日本経済の持続的成長に向け、経済産業省は一人ひとりの能力を最大限に引き出す「ダイバーシティ経営」の推進に取り組んでいる。中でも鍵を握るのは、国内約350万社のうち99%以上を占める、中小企業のダイバーシティ経営の実践だ。

2024年8月28日に行われた、MASHING UPオンラインセミナーVol.13「METI発、DE&Iに課題を抱える 中小企業向けのダイバーシティ経営」では、経済産業省 経済社会政策室長の相馬知子さんサカタ製作所代表取締役社長の坂田匠さんが登壇。中小企業経営者はどのようにダイバーシティ経営に取り組めばいいのか。企業の成功事例を元に話し合った。

中小企業の課題は深刻な人手不足。解決の糸口になるのが「ダイバーシティ経営」

資料提供/経済産業省

経済産業省が定義する「ダイバーシティ経営」は「多様な人材を活かし、その能力が最大限発揮できる機会を提供することで、イノベーションを生み出し、価値創造につなげている経営」を指す。推進に必要なことは「経営者の取り組み」、「人事管理制度の整備」、「現場管理職の取り組み」だという。

では、ダイバーシティ経営は企業に何をもたらすのか。相馬さんが効果の一例を説明した。

「直接的な財務価値につながる成果は、新しい商品やサービスの開発等の“プロダクト・イノベーション”と、生産性や効率性が向上する“プロセス・イノベーション”です。間接的な成果は2つあり、1つは職場の就業環境の改善や社員満足度の向上といった職場内効果。

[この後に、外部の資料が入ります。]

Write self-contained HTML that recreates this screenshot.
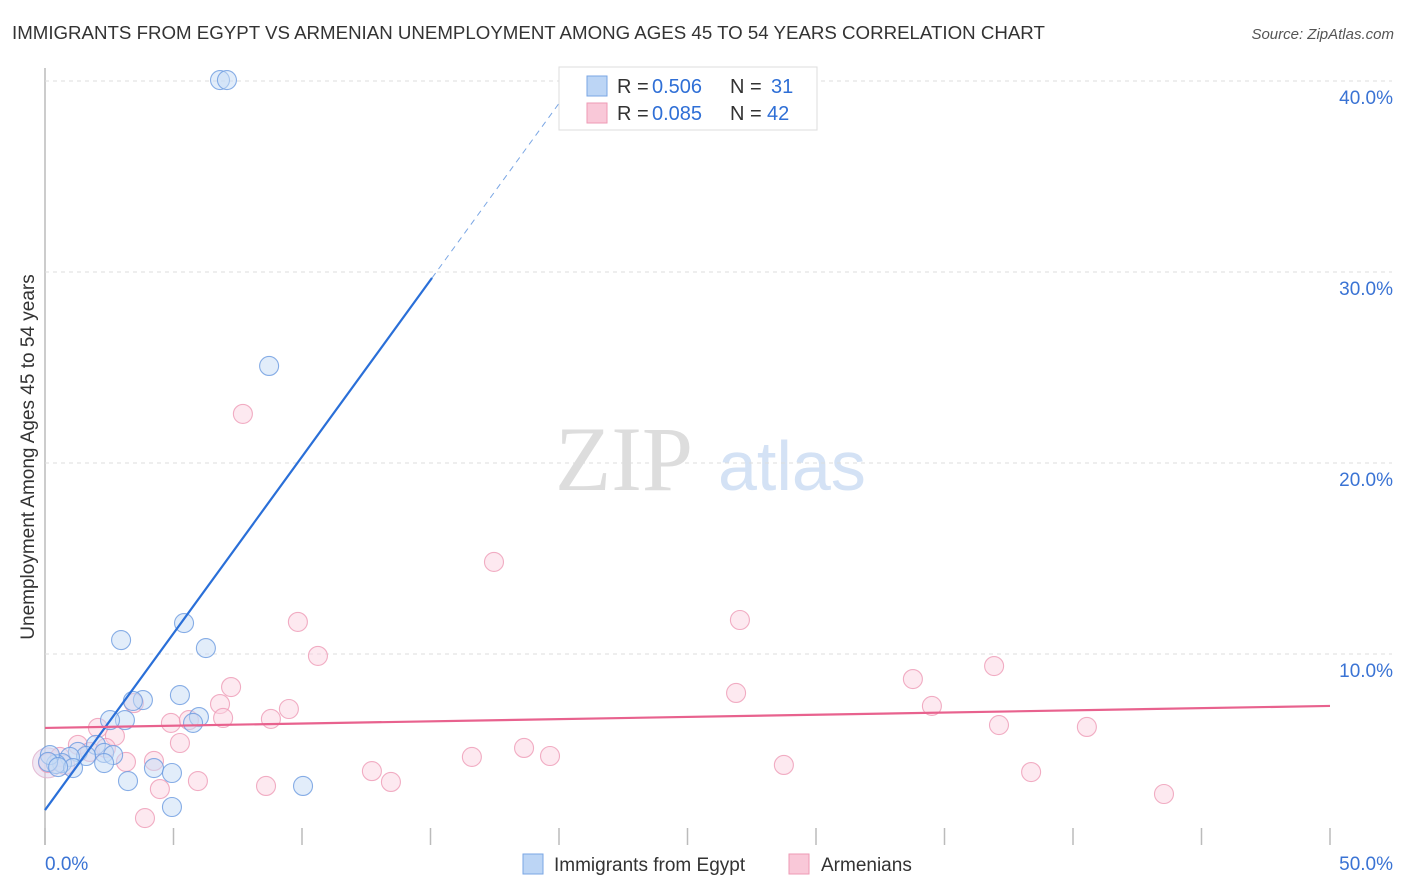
<!DOCTYPE html>
<html><head><meta charset="utf-8"><style>
body{margin:0;background:#fff;font-family:"Liberation Sans",sans-serif}
svg{display:block}
</style></head><body>
<svg id="c" width="1406" height="892">
<text x="12" y="39" font-size="18.7" fill="#333">IMMIGRANTS FROM EGYPT VS ARMENIAN UNEMPLOYMENT AMONG AGES 45 TO 54 YEARS CORRELATION CHART</text>
<text x="1394" y="39" font-size="15" fill="#555" font-style="italic" text-anchor="end">Source: ZipAtlas.com</text>
<text x="34" y="457" font-size="19" fill="#333" text-anchor="middle" transform="rotate(-90 34 457)">Unemployment Among Ages 45 to 54 years</text>
<g><text x="555" y="490" font-size="92" fill="#ddd" font-family="Liberation Serif,serif">ZIP</text><text x="718" y="490" font-size="70" fill="#d4e2f5">atlas</text></g>
<g id="grid"></g><g id="pts"></g><g id="lines"></g>
<g>
<rect x="559" y="67" width="258" height="63" fill="#fff" stroke="#ddd"/>
<rect x="587" y="76" width="20" height="20" fill="#bcd5f5" stroke="#7aa6e4"/>
<rect x="587" y="103" width="20" height="20" fill="#f9c8d8" stroke="#ee9ab5"/>
<text x="617" y="93" font-size="20" fill="#333">R =</text>
<text x="652" y="93" font-size="20" fill="#2f6fd6">0.506</text>
<text x="730" y="93" font-size="20" fill="#333">N =</text>
<text x="771" y="93" font-size="20" fill="#2f6fd6">31</text>
<text x="617" y="120" font-size="20" fill="#333">R =</text>
<text x="652" y="120" font-size="20" fill="#2f6fd6">0.085</text>
<text x="730" y="120" font-size="20" fill="#333">N =</text>
<text x="767" y="120" font-size="20" fill="#2f6fd6">42</text>
</g>
<g>
<rect x="523" y="854" width="20" height="20" fill="#bcd5f5" stroke="#7aa6e4"/>
<text x="554" y="871" font-size="19" fill="#333">Immigrants from Egypt</text>
<rect x="789" y="854" width="20" height="20" fill="#f9c8d8" stroke="#ee9ab5"/>
<text x="821" y="871" font-size="19" fill="#333">Armenians</text>
</g>
</svg>
<script>
const yTicks=[10,20,30,40];
const yTickLabels=["10.0%","20.0%","30.0%","40.0%"];
const xTickVals=[0,5,10,15,20,25,30,35,40,45,50];
const egyptX=[6.81,7.08,8.72,2.96,5.41,6.26,5.25,3.81,3.42,3.11,2.53,5.99,5.76,1.98,1.28,2.30,1.60,2.65,0.97,0.66,0.43,0.19,0.12,1.09,2.30,3.23,4.24,4.94,4.94,10.04,0.51];
const egyptY=[40.05,40.05,25.08,10.73,11.62,10.31,7.85,7.59,7.54,6.54,6.54,6.70,6.39,5.24,4.87,4.82,4.66,4.71,4.61,4.29,4.24,4.71,4.35,4.03,4.29,3.35,4.03,3.77,1.99,3.09,4.08];
const armX=[7.70,17.47,27.04,9.84,10.62,36.93,7.24,33.77,26.89,3.46,6.81,9.49,34.51,6.93,8.79,4.90,5.60,37.12,40.54,2.06,2.72,5.25,1.28,18.64,16.61,19.65,4.24,3.15,12.72,13.46,28.75,38.37,5.95,4.47,8.60,3.89,43.54,0.12,1.75,0.58,0.78,2.37];
const armY=[22.57,14.82,11.78,11.68,9.90,9.37,8.27,8.69,7.96,7.43,7.38,7.12,7.28,6.65,6.60,6.39,6.54,6.28,6.18,6.13,5.71,5.34,5.24,5.08,4.61,4.66,4.40,4.35,3.87,3.30,4.19,3.82,3.35,2.93,3.09,1.41,2.67,4.29,4.87,4.61,4.19,5.08];
const egyptLine=[1.83,1.85]; // intercept, slope
const armLine=[6.13,0.023];
const NS="http://www.w3.org/2000/svg";
const sx=v=>45+v*25.7, sy=v=>845-v*19.1;
function mk(p,t,a){const e=document.createElementNS(NS,t);for(const k in a)e.setAttribute(k,a[k]);p.appendChild(e);return e;}
const svg=document.getElementById('c'),grid=document.getElementById('grid'),pts=document.getElementById('pts'),lines=document.getElementById('lines');
mk(grid,'line',{x1:45,y1:68,x2:45,y2:845,stroke:'#bbb','stroke-width':1.5});
yTicks.forEach((v,i)=>{
 const l=mk(grid,'line',{x1:45,x2:1392,y1:sy(v),y2:sy(v),stroke:'#ddd','stroke-dasharray':'4 4'});
 
 
 const t=mk(grid,'text',{x:1393,y:sy(v)+23,'font-size':19,fill:'#3a73d4','text-anchor':'end'});
 t.textContent=yTickLabels[i];
 
 
});
xTickVals.forEach(v=>{
 const l=mk(grid,'line',{x1:sx(v),x2:sx(v),y1:828,y2:845,stroke:'#bbb','stroke-width':1.5});
 
 
});
[[0,"0.0%",'start',45],[50,"50.0%",'end',1393]].forEach(a=>{
 const t=mk(grid,'text',{x:a[3],y:870,'font-size':19,fill:'#3a73d4','text-anchor':a[2]});
 t.textContent=a[1];
 
 
});
function dot(x,y,r,f,s){const c=mk(pts,'circle',{cx:sx(x),cy:sy(y),r:r,fill:f,'fill-opacity':0.5,stroke:s,'stroke-opacity':0.8,'stroke-width':1.1});return c;}
const big=dot(0.1,4.3,15,'#e2d0ea','#e0b0cc');


armX.forEach((x,i)=>{const c=dot(x,armY[i],9.5,'#fbd3e1','#ee9ab5');
 
 });
egyptX.forEach((x,i)=>{const c=dot(x,egyptY[i],9.5,'#c6dbf6','#6a9ae0');
 
 });
const f=(L,x)=>L[0]+L[1]*x;
const xs=15.06, xe=(40.05-egyptLine[0])/egyptLine[1];
const b1=mk(lines,'line',{x1:sx(0),y1:sy(f(egyptLine,0)),x2:sx(xs),y2:sy(f(egyptLine,xs)),stroke:'#2a6fd8','stroke-width':2.2});


const b2=mk(lines,'line',{x1:sx(xs),y1:sy(f(egyptLine,xs)),x2:sx(xe),y2:sy(f(egyptLine,xe)),stroke:'#7aa6e4','stroke-width':1,'stroke-dasharray':'6 5'});


const p1=mk(lines,'line',{x1:sx(0),y1:sy(f(armLine,0)),x2:sx(50),y2:sy(f(armLine,50)),stroke:'#e8628e','stroke-width':2.2});


</script>
</body></html>
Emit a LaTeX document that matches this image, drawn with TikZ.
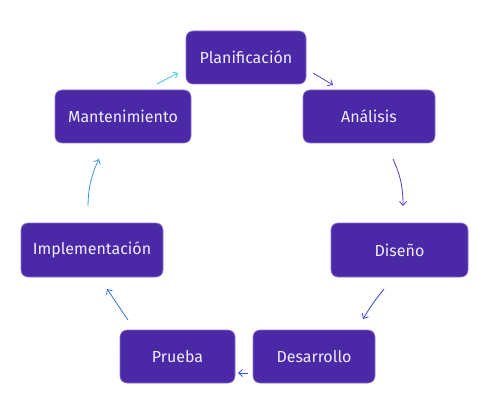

もう1つは、企業の市場価値が向上し、優秀な人材の獲得につながる外的評価の向上です」(相馬さん)

また、ダイバーシティ経営は中小企業が抱える問題解決の糸口になるとも話す。

「中小企業の課題の一つに人手不足がありますが、一方で人員が十分に確保できている企業もあります。

そのような企業は、女性をはじめとした様々な人が働きやすいような業務プロセスの改善、定年制度の延長やシニアの再雇用、福利厚生の充実など、属性を問わず働きやすい職場環境の整備を行っています。サカタ製作所はその好事例ですね」(相馬さん)

ダイバーシティ経営の成功の鍵は「社員が経営者と同じ意識を持つ」こと

資料提供/サカタ製作所

サカタ製作所は、ダイバーシティ経営を実現するために働き方改革を行った。具体的な取り組みで特に目を引くのは、「男性育休率100%」の成功。他にもさまざまな改革を実現しているが、その始まりは「残業をゼロにしたこと」だと坂田さんは振り返る。

「きっかけは全社員が参加したある講演会でした。そこで語られた“残業の弊害”の講話で全社員が一致団結。約1年の取り組みで、残業がほぼゼロになりました。その後、男性の育休取得や、製造業では難しいとされるリモートワーク化も推進。おかげで弊社はホワイト企業と認知され、優秀な人材に恵まれています。売り上げも高水準で推移しており、社員の給与に還元できています」(坂田さん)

他にも、女性社員を管理職に登用し、外国人やLGBTQ+の人材を戦略的に採用。多様な価値観による新たな視点が、ビジネスチャンスにつながっているという。ではなぜ、サカタ製作所はこれほどダイバーシティ経営に成功しているのだろうか。

「弊社では経営改革のアイデアが社員から多数寄せられます。

良い案だけでなく、成功しそうにないと思われるアイデアもありますが、トライしてもらいます。失敗した反省が、次の成功に繋がるからです。ダイバーシティ経営には、トップの意識改革はもちろん必要ですが、社員が経営者と同じ意識を持つことが重要なのではないでしょうか」(坂田さん)

※当オンラインセミナーは終了しました。